For those of you following along in the proceedings, these come from sessions 7 and 12.
Session 7.4 (Shizuoka University, Brookman Technology) offered a background-cancelling pixel that can determine the distance of an object using time-of-flight (ToF). As you may recall, ToF is more or less like light radar (LIDAR?) where the arrival of the reflection of a known emitted light gives you the distance.
There are four lateral gates in this pixel, directing charge from impinging light into one of three floating diffusion areas (the fourth gate simply discharges the pixel).
Background cancellation has historically been done by comparing adjacent frames, but quick motion can create strange artifacts.
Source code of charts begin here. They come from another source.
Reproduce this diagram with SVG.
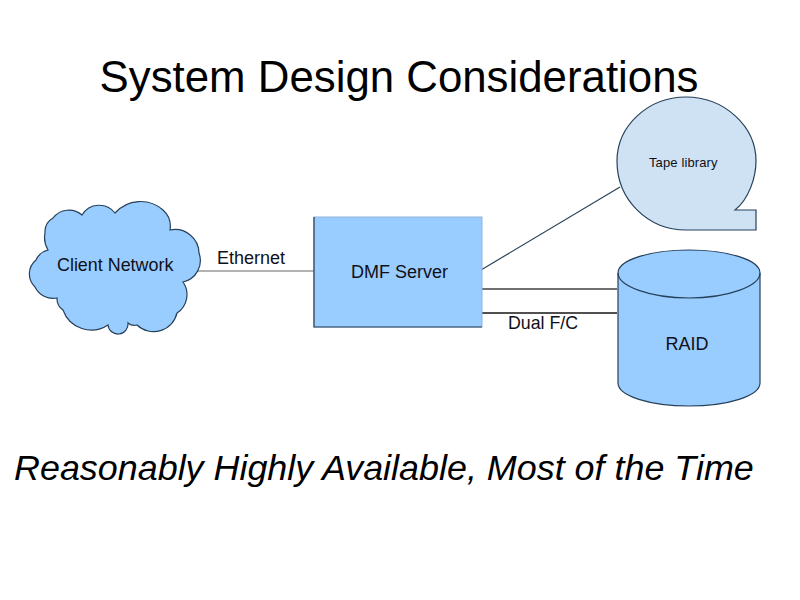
<svg xmlns="http://www.w3.org/2000/svg" width="800" height="600" viewBox="0 0 800 600">
<style>
text{font-family:"Liberation Sans",Arial,sans-serif;fill:#101018}
.s{stroke:#26405a;stroke-width:1.2}
.blue{fill:#99ccff}
.pale{fill:#cfe2f3}
</style>
<rect width="800" height="600" fill="#fff"/>
<text x="399" y="92" font-size="43.8" text-anchor="middle" style="fill:#000">System Design Considerations</text>
<g id="connectors" fill="none">
<line x1="197" y1="271" x2="314" y2="271" stroke="#666" stroke-width="1.2"/>
<line x1="481" y1="270" x2="620" y2="187" stroke="#2c4257" stroke-width="1.2"/>
<line x1="481" y1="289" x2="617" y2="289" stroke="#707070" stroke-width="2"/>
<line x1="481" y1="313" x2="617" y2="313" stroke="#505050" stroke-width="2"/>
</g>
<g id="client-network">
<path class="blue s" d="M48 250A24 24 0 0 1 45 233A16 16 0 0 1 53 218A20 20 0 0 1 82 215A20 20 0 0 1 115 213A34 34 0 0 1 163 210A22 22 0 0 1 170 230A24 24 0 0 1 199 253A22 22 0 0 1 183 282A22 22 0 0 1 177 313A24 24 0 0 1 137 325A10 10 0 0 1 128 323A10 10 0 0 1 108 325A30 30 0 0 1 63 310A14 14 0 0 1 57 298A20 20 0 0 1 35 287A18 18 0 0 1 36 260A18 18 0 0 1 48 250Z"/>
<text x="57" y="271" font-size="17.9">Client Network</text>
</g>
<text x="217" y="264" font-size="18">Ethernet</text>
<g id="dmf-server">
<rect class="blue" x="314" y="217" width="168" height="110" stroke="#8fb4d8" stroke-width="1"/>
<path d="M314 217V327H482" fill="none" stroke="#26405a" stroke-width="1.2"/>
<text x="351" y="278" font-size="18">DMF Server</text>
</g>
<text x="508" y="329" font-size="17.8">Dual F/C</text>
<g id="tape-library">
<path class="pale s" d="M686 230C648 230 617 200 617 161C617 126 648 97 686 97C724 97 756 126 756 161C756 177 749 199 735 210L756 210L756 230Z"/>
<text x="649" y="167" font-size="13" letter-spacing=".12">Tape library</text>
</g>
<g id="raid">
<path class="blue s" d="M618 273C618 260 650 250 689 250C728 250 760 260 760 273L760 383C760 396 728 406 689 406C650 406 618 396 618 383Z"/>
<path class="s" fill="none" d="M618 273C618 286 650 298 689 298C728 298 760 286 760 273"/>
<text x="687" y="350" font-size="18" text-anchor="middle">RAID</text>
</g>
<text x="14" y="480" font-size="35.9" font-style="italic" style="fill:#000">Reasonably Highly Available, Most of the Time</text>
</svg>
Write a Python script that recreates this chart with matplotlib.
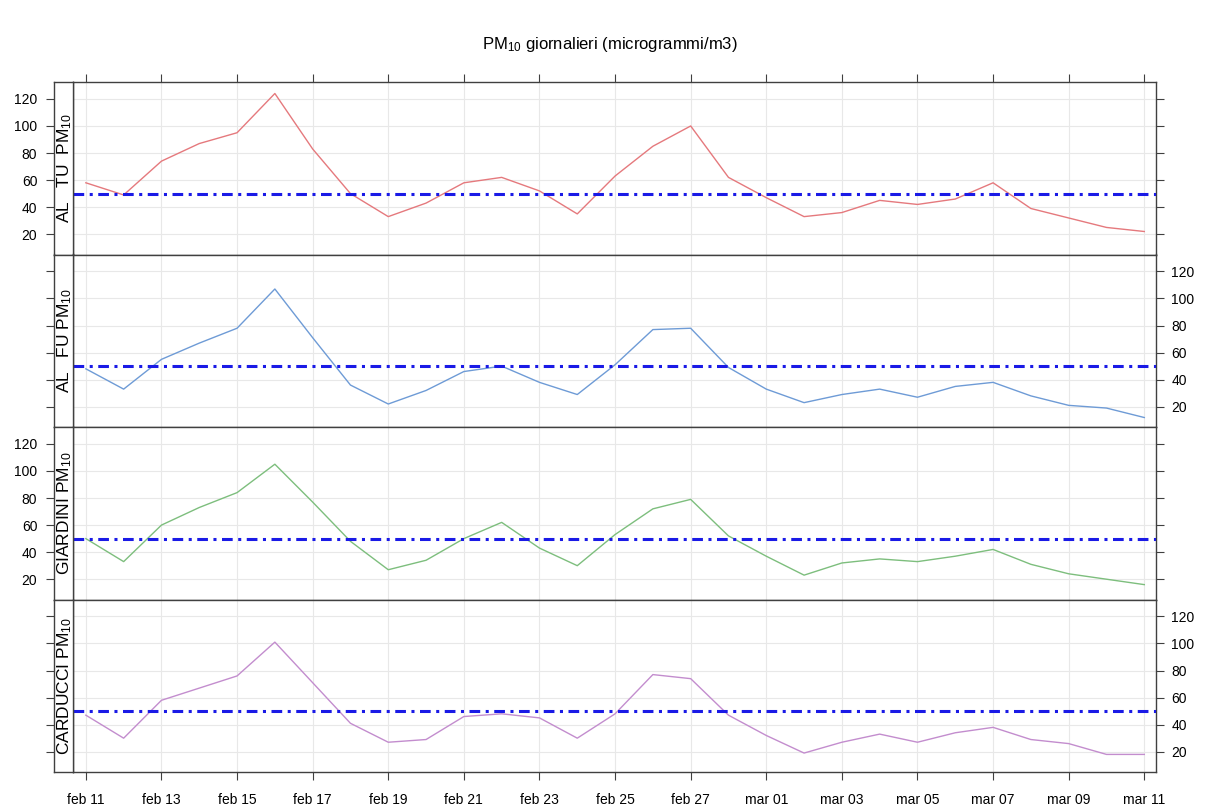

So at the beginning of the capture cycle for this work, the background is measured and stored in the first diffusion for subtraction. Then the emitter turns on and collection moves to the second diffusion. The reflection may also return during that time; when the emitter shuts off, then collection changes to the third diffusion. The difference between those two charge amounts gives the distance.
Session 7.5 (Shisuoka University) addresses the challenge of doing high-precision ranging for the purposes of, say, modeling an object. The problem is that, to get higher resolution, you ordinarily need to separate the light source from the imager by a wide angle. That’s hard to do in a small device. Such devices typically have resolution in the few-cm range, which isn’t much use for object modeling; this work achieved 0.3-mm resolution.
The keys were three:
- They use an extremely short (< 1 ns) light pulse.
- They used a drain-only modulator (DOM) – by eliminating the lateral pass gate, they get a faster response. The pixel itself can only accumulate or drain.
- They capture all of the pixels at once, but the tight timing brings another issue: skew between pixels is no longer noise, but can screw up the measurement. So they implemented a column deskew circuit and procedure.
Microsoft weight in in Session 7.6 (they couldn’t help putting a flashy brand on their opening slide – something that you generally don’t see at ISSCC, but I guess the expert marketing guys from SEO Slack need something to prove their value, even if it meant being tasteless). This was an improved Kinect ranging system where the challenge is in accommodating both distant low-reflectivity (i.e., low-light) and close-in high-reflectivity (i.e., high-light) objects. Pretty much your classic dynamic range issue complicated by the distance thing.
They have decoupled the collection of charge in a floating diffusion and an “A or B” assignment that will be used to calculate the distance. They use A and B rows as inputs to a differential cell. A high-frequency clock alternates A and B activation during collection; this means that the assignment to A or B, determined by the clock, happens simultaneously with charge collection. The transfer to a floating diffusion can then happen afterwards, at a leisurely pace (to use their word).
They also implemented a common-mode reset to neutralize a bright ambient. And each pixel can set its gain and shutter time; this is how they accommodate the wide dynamic range.
Meanwhile, over in Session 12, folks are using other sensors for ranging. In Session 12.1 (UC Berkeley, UC Davis, Chirp Microsystems), they built a pMUT (piezoelectric micro-machined ultrasonic transducer) array to enable gesture recognition. Think of it as phased-array radar on a miniscule scale. They process the received signals by phase-shifting – basically, beamforming – in an attached FPGA.
Within the array, some pMUTs (think of them as ultrasonic pixels, sort of) are actuated to send a signal, others listen to receive the reflection, and some do both. They can decide which of these to do for optimization purposes on a given application.
They also want to sample at 16x the resonant frequency of the sensors to lower in-band quantization noise and simplify the cap sizing. (No relation to an unfortunate boating incident.) But that means they need to know the actual, not approximate, resonant frequency for a given device – natural variation has to be accommodated, as does response to changing environmental conditions like temperature.
To do this, they have a calibration step where they actuate the sensors and measure their ring-down, using the detected frequency to set the drive frequency of the actuator. This calibration isn’t done with each capture; it can be done once per second or minute, as conditions for a given application warrant.
As always, the details on these sessions are in the proceedings.